Hawley’s history of fighting big tech
While Hawley’s bill would affect all sorts of large companies beyond the tech industry, he has taken special interest in fighting tech platforms, arguing they have too much power and make biased decisions that stifle conservative voices.
“A small group of woke mega-corporations control the products Americans can buy, the information Americans can receive and the speech Americans can engage in,” said Hawley in a press statement introducing his bill.
Hawley has been a vocal critic of Facebook and Twitter for their decisions to ban prominent conservatives from their platforms for posting false or misleading information. “These monopoly powers control our speech, our economy, our country and their control has only grown because Washington has aided and abetted their quest for endless power,” he continued in the statement.

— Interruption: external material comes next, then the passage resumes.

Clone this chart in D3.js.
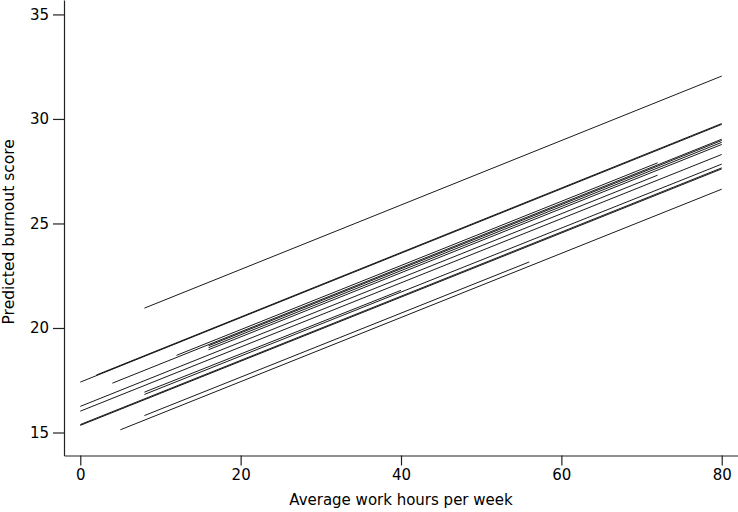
<!DOCTYPE html>
<html>
<head>
<meta charset="utf-8">
<script src="https://cdn.jsdelivr.net/npm/d3@7"></script>
<style>
  html, body { margin: 0; padding: 0; background: #fff; }
  svg { display: block; }
  text { font-family: "DejaVu Sans", sans-serif; fill: #000; }
</style>
</head>
<body>
<svg id="chart" width="738" height="512"></svg>
<script>
// Fitted lines: start hour, end hour, predicted score at start, predicted score at end
const startHours  = [8,     0,     2,     4,     16,    16,    16,    12,    0,     8,     0,     8,     0,     0,     5,     8];
const endHours    = [80,    80,    80,    80,    80,    80,    80,    72,    72,    40,    80,    80,    80,    80,    80,    56];
const startScores = [20.95, 17.41, 17.75, 17.36, 19.15, 19.06, 18.96, 18.69, 16.25, 16.93, 16.02, 16.82, 15.34, 15.38, 15.13, 15.81];
const endScores   = [32.05, 29.74, 29.78, 29.03, 28.97, 28.88, 28.78, 27.90, 27.31, 21.80, 28.30, 27.84, 27.61, 27.66, 26.64, 23.16];

const xTicks = [0, 20, 40, 60, 80];
const yTicks = [15, 20, 25, 30, 35];
const xTitle = "Average work hours per week";
const yTitle = "Predicted burnout score";

const lines = startHours.map((h, i) => ({
  x0: h, x1: endHours[i], y0: startScores[i], y1: endScores[i]
}));

const svg = d3.select("#chart");

const x = d3.scaleLinear().domain([-2.03, 82.03]).range([64, 738]);
const y = d3.scaleLinear().domain([13.9, 35.69]).range([455.5, 0]);

// lines
svg.append("g")
  .selectAll("line")
  .data(lines)
  .join("line")
  .attr("x1", d => x(d.x0))
  .attr("y1", d => y(d.y0))
  .attr("x2", d => x(d.x1))
  .attr("y2", d => y(d.y1))
  .attr("stroke", "#000")
  .attr("stroke-width", 0.9);

// axes
const xAxis = svg.append("g")
  .attr("transform", "translate(0,455.5)")
  .call(d3.axisBottom(x).tickValues(xTicks).tickSize(10).tickSizeOuter(0).tickPadding(4));
const yAxis = svg.append("g")
  .attr("transform", "translate(64,0)")
  .call(d3.axisLeft(y).tickValues(yTicks).tickSize(11).tickSizeOuter(0).tickPadding(4));

[xAxis, yAxis].forEach(g => {
  g.select(".domain").attr("stroke", "#222").attr("stroke-width", 1.2);
  g.selectAll(".tick line").attr("stroke", "#222").attr("stroke-width", 1.2);
  g.selectAll(".tick text").style("font-family", "DejaVu Sans, sans-serif").style("font-size", "15px").attr("fill", "#000");
});

svg.append("text")
  .attr("x", x(40))
  .attr("y", 505)
  .attr("text-anchor", "middle")
  .style("font-size", "15px")
  .text(xTitle);

svg.append("text")
  .attr("transform", "translate(14," + y(24.6) + ") rotate(-90)")
  .attr("text-anchor", "middle")
  .style("font-size", "15.5px")
  .text(yTitle);
</script>
</body>
</html>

In addition to filing antitrust suits against Google and Facebook while attorney general of Missouri, in the last Congress he introduced reforms to Section 230, which protects websites from liabilities associated with information posted by others on their sites. His proposal would stop large tech firms from discrimination when enforcing terms of service and allow users to sue them for breaching their “contractual duty of good faith.” And he sent a letter last year to Twitter CEO Jack Dorsey arguing the company did not deserve immunity under the Section 230 law after Twitter labeled as incorrect or misleading former President Donald Trump’s tweets making false claims about the legitimacy of President Joseph Biden’s presidential win.
Hawley’s bill is unlikely to garner support from the left, but…
Some elements of Hawley’s bill that would drastically limit business growth and advantage through acquisition might appeal to Democrats or progressives, suggested Pupkin. However, considering the senator’s reputation as a staunch Trump backer who led the push to block acceptance of the 2020 Electoral College results, Pupkin said the political optics would likely deter any bipartisan support or even real momentum behind the legislation.
“Given Hawley’s history in the last three months, particularly around Jan. 6, I think he’s going to have tough time getting much of anything through,” said Pupkin. A lot of Democrats “might be willing to go along with” legislation that prevents giant companies from growing, he suggested, “but they wouldn’t be able to go along with Hawley.”